I tried many pumps during that time looking for a quiet model. Iwaki, Little Giant, Pentair, Mag etc. I've actually found the mags to be very quiet up to the 12 model as long as you use the Mag anti vibration pad or something similar. I've got 2 9's and a 12 on my father's 225 plumbed externally (on the pads) and you can't hear or feel them at all standing right next to the tank. I've got Mag 9's on my own smaller tanks and they're perfectly quiet as well.

But, for bigger tanks I found the Dolphin Ampmaster 3000 to be the best solution I've tried to date. Over 3000gph with a very low average amp draw of about 1.2. Unlike the Poseidon, the wet end is kept separate from the motor which keeps it running cool without raising your tank temp.

They're a bit large though, but I love them. I've got 2 on my 450g. I estimate my flow in the mid to high 2000gph range and between these pumps and my built-in overflow, this tank actually runs significantly quieter than my smaller 265 did.


----------



## fishwolfe (Mar 27, 2005)

i appreciate the info.i'll look into them,thanks.


----------



## boredatwork (Sep 14, 2007)

Depends on what your definition of quiet is. And I have defintely found that to be extremely subjective.

IME it doesn't exist. I know are asking relatively, but to me they are all loud. And when I say "all" I am extrapolating to that generality based on my experience of just a few - but I've given up wasting time and money looking for a "relatively" quiet pump.

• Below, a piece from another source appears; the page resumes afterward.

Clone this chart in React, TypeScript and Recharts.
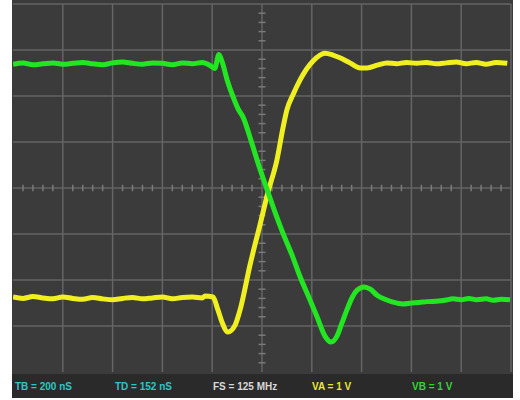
import React from 'react';
import { LineChart, Line, XAxis, YAxis, CartesianGrid, ReferenceLine } from 'recharts';

// Channel B (green) trace: time in ns, amplitude in volts (1 V/div)
const greenTimeNs = [
  -1000, -960, -920, -880, -840, -800, -760, -720, -680, -640, -600, -560, -520, -480, -440, -400, -360, -320, -280, -240, -210,
  -190, -173, -160, -140, -116, -96, -76, -48, -20, 24, 54, 84, 120, 153, 190, 221, 253, 277, 301, 320, 341, 362, 382, 410, 435,
  462, 494, 526, 566, 600, 630, 663, 700, 735, 767, 800, 830, 863, 900, 930, 960, 996,
];
const greenVolts = [
  2.69, 2.72, 2.68, 2.7, 2.72, 2.69, 2.71, 2.73, 2.7, 2.68, 2.72, 2.74, 2.71, 2.69, 2.72, 2.71, 2.68, 2.72, 2.7, 2.73, 2.67,
  2.6, 2.9, 2.74, 2.35, 1.98, 1.72, 1.54, 1.1, 0.61, -0.09, -0.55, -0.98, -1.45, -1.93, -2.4, -2.8, -3.22, -3.35, -3.22, -2.95, -2.65, -2.38, -2.22, -2.15, -2.2,
  -2.33, -2.42, -2.48, -2.52, -2.5, -2.49, -2.47, -2.46, -2.44, -2.41, -2.43, -2.4, -2.43, -2.41, -2.44, -2.42, -2.43,
];

// Channel A (yellow) trace
const yellowTimeNs = [
  -1000, -960, -920, -880, -840, -800, -760, -720, -680, -640, -600, -560, -520, -480, -440, -400, -360, -320, -280, -240,
  -229, -197, -177, -161, -137, -108, -88, -48, -8, 24, 60, 84, 100, 124, 153, 205, 253, 285, 313, 353, 394, 422, 462, 502,
  540, 580, 620, 660, 700, 740, 780, 820, 860, 900, 940, 985,
];
const yellowVolts = [
  -2.37, -2.4, -2.36, -2.39, -2.41, -2.37, -2.4, -2.42, -2.38, -2.41, -2.43, -2.4, -2.38, -2.41, -2.39, -2.37, -2.41, -2.38, -2.37, -2.39,
  -2.35, -2.37, -2.65, -2.91, -3.13, -2.98, -2.65, -1.67, -0.8, -0.09, 0.61, 1.3, 1.7, 2.02, 2.35, 2.76, 2.93, 2.89, 2.83, 2.72, 2.61, 2.61, 2.67, 2.72,
  2.7, 2.73, 2.71, 2.73, 2.7, 2.72, 2.74, 2.7, 2.73, 2.69, 2.73, 2.71,
];

// Graticule: 10 horizontal divisions of 200 ns, 8 vertical divisions of 1 V
const gridTimeTicks = [-1000, -800, -600, -400, -200, 0, 200, 400, 600, 800, 1000];
const gridVoltTicks = [-4, -3, -2, -1, 0, 1, 2, 3, 4];
const minorTimeTicks = [
  -960, -920, -880, -840, -760, -720, -680, -640, -560, -520, -480, -440, -360, -320, -280, -240, -160, -120, -80, -40,
  40, 80, 120, 160, 240, 280, 320, 360, 440, 480, 520, 560, 640, 680, 720, 760, 840, 880, 920, 960,
];
const minorVoltTicks = [
  -3.8, -3.6, -3.4, -3.2, -2.8, -2.6, -2.4, -2.2, -1.8, -1.6, -1.4, -1.2, -0.8, -0.6, -0.4, -0.2,
  0.2, 0.4, 0.6, 0.8, 1.2, 1.4, 1.6, 1.8, 2.2, 2.4, 2.6, 2.8, 3.2, 3.4, 3.6, 3.8,
];

const readoutLabels = ['TB = 200 nS', 'TD = 152 nS', 'FS = 125 MHz', 'VA = 1 V', 'VB = 1 V'];
const readoutColors = ['#2cc6c6', '#2cc6c6', '#d8d8d8', '#e8e830', '#2ed82e'];
const readoutLeft = [3, 103, 201, 300, 400];

const greenData = greenTimeNs.map((t, i) => ({ t, v: greenVolts[i] }));
const yellowData = yellowTimeNs.map((t, i) => ({ t, v: yellowVolts[i] }));

export default function App() {
  return (
    <div
      style={{
        position: 'absolute',
        left: 12,
        top: 0,
        width: 501,
        height: 398,
        background: '#3b3b3b',
      }}
    >
      <LineChart width={501} height={372} margin={{ top: 4, right: 2, bottom: 0, left: 1 }}>
        <XAxis dataKey="t" type="number" domain={[-1000, 1000]} ticks={gridTimeTicks} hide allowDataOverflow />
        <YAxis type="number" domain={[-4, 4]} ticks={gridVoltTicks} hide allowDataOverflow />
        <CartesianGrid
          stroke="#656565"
          strokeWidth={1.5}
          horizontalValues={gridVoltTicks}
          verticalValues={gridTimeTicks}
        />
        {minorTimeTicks.map((t) => (
          <ReferenceLine
            key={'mt' + t}
            segment={[
              { x: t, y: -0.07 },
              { x: t, y: 0.07 },
            ]}
            stroke="#7a7a7a"
            strokeWidth={1.5}
          />
        ))}
        {minorVoltTicks.map((v) => (
          <ReferenceLine
            key={'mv' + v}
            segment={[
              { x: -14, y: v },
              { x: 14, y: v },
            ]}
            stroke="#7a7a7a"
            strokeWidth={1.5}
          />
        ))}
        <Line
          data={yellowData}
          dataKey="v"
          type="monotone"
          stroke="#f0f020"
          strokeWidth={5}
          strokeLinejoin="round"
          dot={false}
          isAnimationActive={false}
        />
        <Line
          data={greenData}
          dataKey="v"
          type="monotone"
          stroke="#22e622"
          strokeWidth={5}
          strokeLinejoin="round"
          dot={false}
          isAnimationActive={false}
        />
      </LineChart>
      <div
        style={{
          position: 'absolute',
          left: 0,
          top: 374,
          width: 501,
          height: 24,
          background: '#2a2a2a',
        }}
      >
        {readoutLabels.map((label, i) => (
          <span
            key={label}
            style={{
              position: 'absolute',
              left: readoutLeft[i],
              top: 8,
              fontFamily: '"Liberation Sans", Arial, sans-serif',
              fontWeight: 'bold',
              fontSize: 10,
              lineHeight: '10px',
              color: readoutColors[i],
              whiteSpace: 'nowrap',
            }}
          >
            {label}
          </span>
        ))}
      </div>
    </div>
  );
}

And unless someone has used at least two different pumps by definition they can't legitimately answer this question.

If I could change one piece of equipment in this hobby that would be it - a quiet pump!


----------



## fishwolfe (Mar 27, 2005)

good points.i have a rio2500 and it is much much quiter.i think when funds permit i may give a bigger rio a try.


----------



## fishyfishyfishy (Dec 24, 2005)

best I can say is that I'm a nut when it comes to noise.

I've had Iwaki, Little Giant, Quiet One (old and new versions), Custom Sea Life, MagDrives from 7s up to 36, Rios and various models/sizes of each as well.

Of the mags 9's and 12's I mentioned, none can be heard or felt over the flow of water from the tank.

When you get into the big external pumps I don't think you're gonna find perfect silence. But, the dolphin was the quietest I found, draws the least current and doesn't add any heat to the tank.

I try my best to only comment on equipment that I have personal experience with and the Dolphin Ampmaster 3000's were the answer to my prayers. It's not absolutely silent like the Posedion (custom sea life at the time), but then again it moves much more water and without the heat.


----------



## fishwolfe (Mar 27, 2005)

i really like to hear from people with first hand knowledge.im toying with the idea of 2 new skimmers and 2 mag 9's.


----------



## fishyfishyfishy (Dec 24, 2005)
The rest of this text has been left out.